Yes, it’s true. I grew up under the poverty line, in government-subsidized housing, never being able to afford the latest clothes… or clothes which hand-me-downs, for that matter. We used food stamps (now called EBT, I believe), lived on the other side of town from all my classmates thereby making it next to impossible to participate in social activities.  I could go on about that, but I’ll stop there.

Then I reached adulthood and my unusual ways did not stop. I love history, was fascinated by classical philosophy, engross myself in learning pretty much anything and find it thrilling. My interests are outside pop culture, are beyond the things one is “supposed to love” and much more specialized.

It’s tough to have such unique interests. Being unique, while lauded in the public eye, is not truly valued when that uniqueness goes outside the norm. And it feels isolating when you are so unique in your interests that you can’t ever seem to find people who share those same interests and talents.

It’s easy to label yourself on a daily basis with “I am _______.”

Really, that blank can be filled with anything.
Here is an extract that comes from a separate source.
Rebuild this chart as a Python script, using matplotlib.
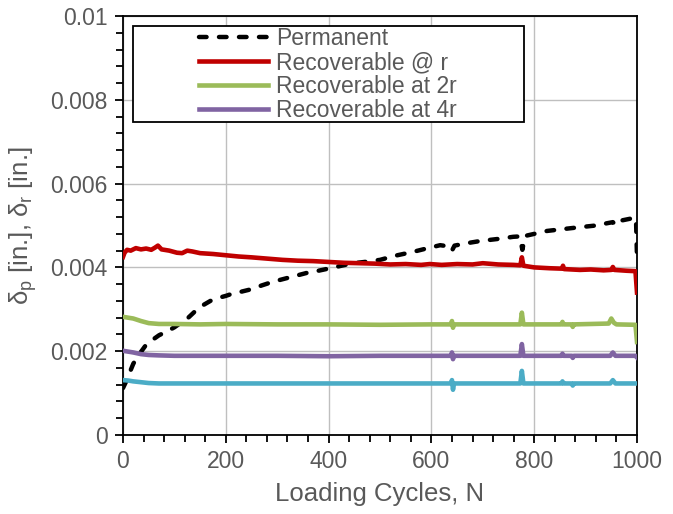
import matplotlib
matplotlib.use("Agg")
import matplotlib.pyplot as plt
from matplotlib.patches import Rectangle
from matplotlib.ticker import MultipleLocator, FixedLocator, FixedFormatter

plt.rcParams['font.family'] = ['Liberation Sans', 'DejaVu Sans']

# Permanent deformation (black dashed)
perm_n = [0, 5, 10, 20, 30, 43, 55, 70, 85, 100, 115, 127, 140, 156, 170, 185, 200,
          212, 230, 250, 270, 290, 305, 330, 358, 380, 403, 425, 448, 470, 500, 530,
          564, 590, 617, 635, 640, 645, 670, 695, 730, 759, 772, 777, 782, 800, 825,
          860, 889, 920, 940, 953, 960, 970, 990, 998, 1000]
perm_v = [0.00112, 0.00125, 0.00140, 0.00170, 0.00190, 0.00212, 0.00225, 0.00238,
          0.00247, 0.00257, 0.00270, 0.00280, 0.00295, 0.00310, 0.00320, 0.00327,
          0.00332, 0.00337, 0.00342, 0.00348, 0.00357, 0.00365, 0.00370, 0.00378,
          0.00387, 0.00392, 0.00398, 0.00404, 0.00410, 0.00413, 0.00418, 0.00428,
          0.00437, 0.00445, 0.00453, 0.00450, 0.00440, 0.00452, 0.00458, 0.00463,
          0.00468, 0.00473, 0.00474, 0.00442, 0.00475, 0.00480, 0.00487, 0.00492,
          0.00496, 0.00500, 0.00505, 0.00508, 0.00500, 0.00512, 0.00517, 0.00518,
          0.00425]

# Recoverable @ r (red)
r1_n = [0, 3, 8, 15, 25, 35, 45, 55, 62, 68, 75, 90, 105, 115, 125, 135, 150, 175,
        200, 225, 250, 280, 310, 340, 370, 400, 430, 460, 490, 520, 550, 580, 597,
        620, 650, 680, 700, 730, 760, 773, 776, 779, 800, 830, 854, 856, 858, 889,
        910, 935, 950, 953, 956, 980, 997, 1000]
r1_v = [0.00425, 0.00435, 0.00442, 0.00440, 0.00446, 0.00443, 0.00445, 0.00442,
        0.00447, 0.00452, 0.00443, 0.00440, 0.00435, 0.00434, 0.00440, 0.00438,
        0.00434, 0.00432, 0.00429, 0.00426, 0.00424, 0.00421, 0.00418, 0.00416,
        0.00415, 0.00413, 0.00411, 0.00410, 0.00409, 0.00407, 0.00408, 0.00406,
        0.00408, 0.00406, 0.00408, 0.00407, 0.00410, 0.00407, 0.00406, 0.00405,
        0.00424, 0.00404, 0.00400, 0.00398, 0.00397, 0.00404, 0.00396, 0.00394,
        0.00395, 0.00393, 0.00394, 0.00401, 0.00394, 0.00392, 0.00391, 0.00340]

# Recoverable at 2r (green)
r2_n = [0, 10, 20, 35, 50, 70, 100, 150, 200, 300, 400, 500, 600, 638, 640, 642, 644,
        700, 773, 776, 779, 853, 855, 857, 873, 875, 877, 945, 950, 955, 960, 997,
        1000]
r2_v = [0.00282, 0.00280, 0.00278, 0.00272, 0.00267, 0.00265, 0.00265, 0.00264,
        0.00265, 0.00264, 0.00264, 0.00263, 0.00264, 0.00264, 0.00272, 0.00256,
        0.00264, 0.00264, 0.00264, 0.00292, 0.00264, 0.00264, 0.00270, 0.00264,
        0.00264, 0.00258, 0.00264, 0.00266, 0.00278, 0.00268, 0.00264, 0.00263,
        0.00222]

# Recoverable at 4r (purple)
r4_n = [0, 10, 20, 35, 50, 70, 100, 200, 300, 400, 500, 600, 638, 640, 642, 644, 700,
        773, 776, 779, 853, 855, 857, 873, 875, 877, 948, 953, 958, 997, 1000]
r4_v = [0.00201, 0.00199, 0.00197, 0.00193, 0.00191, 0.00190, 0.00189, 0.00189,
        0.00189, 0.00188, 0.00189, 0.00189, 0.00189, 0.00197, 0.00181, 0.00189,
        0.00189, 0.00189, 0.00217, 0.00189, 0.00189, 0.00194, 0.00189, 0.00189,
        0.00184, 0.00189, 0.00189, 0.00197, 0.00189, 0.00189, 0.00185]

# Recoverable at 8r (cyan, not in legend)
r8_n = [0, 10, 20, 35, 50, 70, 100, 200, 300, 400, 500, 600, 638, 640, 642, 644, 700,
        773, 776, 779, 853, 855, 857, 873, 875, 877, 948, 953, 958, 1000]
r8_v = [0.00131, 0.00130, 0.00128, 0.00126, 0.00124, 0.00123, 0.00123, 0.00123,
        0.00123, 0.00123, 0.00123, 0.00123, 0.00123, 0.00131, 0.00108, 0.00123,
        0.00123, 0.00123, 0.00153, 0.00123, 0.00123, 0.00128, 0.00123, 0.00123,
        0.00118, 0.00123, 0.00123, 0.00131, 0.00123, 0.00123]

y_ticks = [0, 0.002, 0.004, 0.006, 0.008, 0.01]
y_labels = ['0', '0.002', '0.004', '0.006', '0.008', '0.01']

gris = '#595959'

fig = plt.figure(figsize=(6.73, 5.14), dpi=100)
ax = fig.add_axes([123 / 673, 1 - 435 / 514, 514 / 673, 419 / 514])

ax.plot(perm_n, perm_v, color='black', lw=3.2, dashes=(1.7, 2.8), dash_capstyle='round',
        label='Permanent', zorder=3)
ax.plot(r1_n, r1_v, color='#C00000', lw=3.3, label='Recoverable @ r', zorder=3)
ax.plot(r2_n, r2_v, color='#9BBB59', lw=3.3, label='Recoverable at 2r', zorder=3)
ax.plot(r4_n, r4_v, color='#8064A2', lw=3.3, label='Recoverable at 4r', zorder=3)
ax.plot(r8_n, r8_v, color='#4BACC6', lw=3.3, zorder=3)

ax.set_xlim(0, 1000)
ax.set_ylim(0, 0.01)
ax.xaxis.set_major_locator(MultipleLocator(200))
ax.xaxis.set_minor_locator(MultipleLocator(40))
ax.yaxis.set_major_locator(FixedLocator(y_ticks))
ax.yaxis.set_major_formatter(FixedFormatter(y_labels))
ax.yaxis.set_minor_locator(MultipleLocator(0.0004))

ax.grid(True, which='major', color='#bfbfbf', lw=1)
ax.set_axisbelow(True)
for s in ax.spines.values():
    s.set_color('black')
    s.set_linewidth(1.3)

ax.tick_params(which='both', direction='out', color='black', width=1.3,
               labelsize=16.5, labelcolor=gris)
ax.tick_params(which='major', length=6, pad=5)
ax.tick_params(which='minor', length=5)

ax.set_xlabel('Loading Cycles, N', fontsize=18.5, color=gris, labelpad=6)
ax.set_ylabel(r'δ$_\mathregular{p}$ [in.], δ$_\mathregular{r}$ [in.]', fontsize=18.5,
              color=gris, labelpad=8)

# caja de la leyenda
caja = Rectangle(((133 - 123) / 514, (435 - 122) / 419), (524 - 133) / 514, 96 / 419,
                 transform=ax.transAxes, facecolor='white', edgecolor='black',
                 lw=1.3, zorder=4)
ax.add_patch(caja)

leg = ax.legend(loc='upper left', bbox_to_anchor=((199 - 123) / 514, (435 - 27) / 419),
                frameon=False, fontsize=16.5, handlelength=3.0, handletextpad=0.35,
                labelspacing=0.05, borderpad=0, borderaxespad=0)
leg.set_zorder(5)
for t in leg.get_texts():
    t.set_color(gris)

fig.savefig('out.png', dpi=100)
Fighting this kind of fight is pretty daily for me. Other people have other struggles, but my daily struggle is feeling odd, uniquely-gifted, but still odd nonetheless.

So what is one to do?

I have to speak truth to myself. I have to persevere, and keep pushing through and pushing on.  I have to know the truth, I have to claim the truth, and I have to use the truth to battle the voices that want to overcome the truth.

I am a new creation

Therefore, if anyone is in Christ, he is a new creation. The old has passed away; behold, the new has come. 2 Corinthians 5:17

I am free from condemnation

There is therefore now no condemnation for those who are in Christ Jesus. Romans 8:1

I am a child of God

See what kind of love the Father has given to us, that we should be called children of God; and so we are. The reason why the world does not know us is that it did not know him. Beloved, we are God’s children now, and what we will be has not yet appeared; but we know that when he appears we shall be like him, because we shall see him as he is. 1 John 3:1-2

I am a friend of God

See what kind of love the Father has given to us, that we should be called children of God; and so we are. The reason why the world does not know us is that it did not know him. Beloved, we are God’s children now, and what we will be has not yet appeared; but we know that when he appears we shall be like him, because we shall see him as he is. John 15:15

I am chosen by God

You did not choose me, but I chose you and appointed you that you should go and bear fruit and that your fruit should abide, so that whatever you ask the Father in my name, he may give it to you.  John 15:16

I am free

So if the Son sets you free, you will be free indeed. John 8:36

I have access to God

Let us then with confidence draw near to the throne of grace, that we may receive mercy and find grace to help in time of need. Hebrews 4:16

I have been redeemed and forgiven

In him we have redemption through his blood, the forgiveness of our trespasses, according to the riches of his grace, which he lavished upon us, in all wisdom and insight Ephesians 1:7-8

I have the mind of Christ

“For who has understood the mind of the Lord so as to instruct him?” But we have the mind of Christ. 1 Corinthians 2:16 

I am never alone

“Teaching them to observe all that I have commanded you. And behold, I am with you always, to the end of the age.” Matthew 28:20

And the thing about all these statements is that they are always true, even when I’m struggling, fighting, or forgetting them. These are my weapons, and just like any other weapon — a sword, gun, sling shot — these are not helpful unless they get used. And it’s not a one-time thing.   I can’t wield the weapon and be done with it. I must get them out and practice with them, get real battlefield experience with them, keep them sharp and ready for the next time I need them.

Because we live in a broken world, share spaces with broken people, and live broken lives. All of us. Each one of us.

Lord, help me show myself the same grace you have shown me.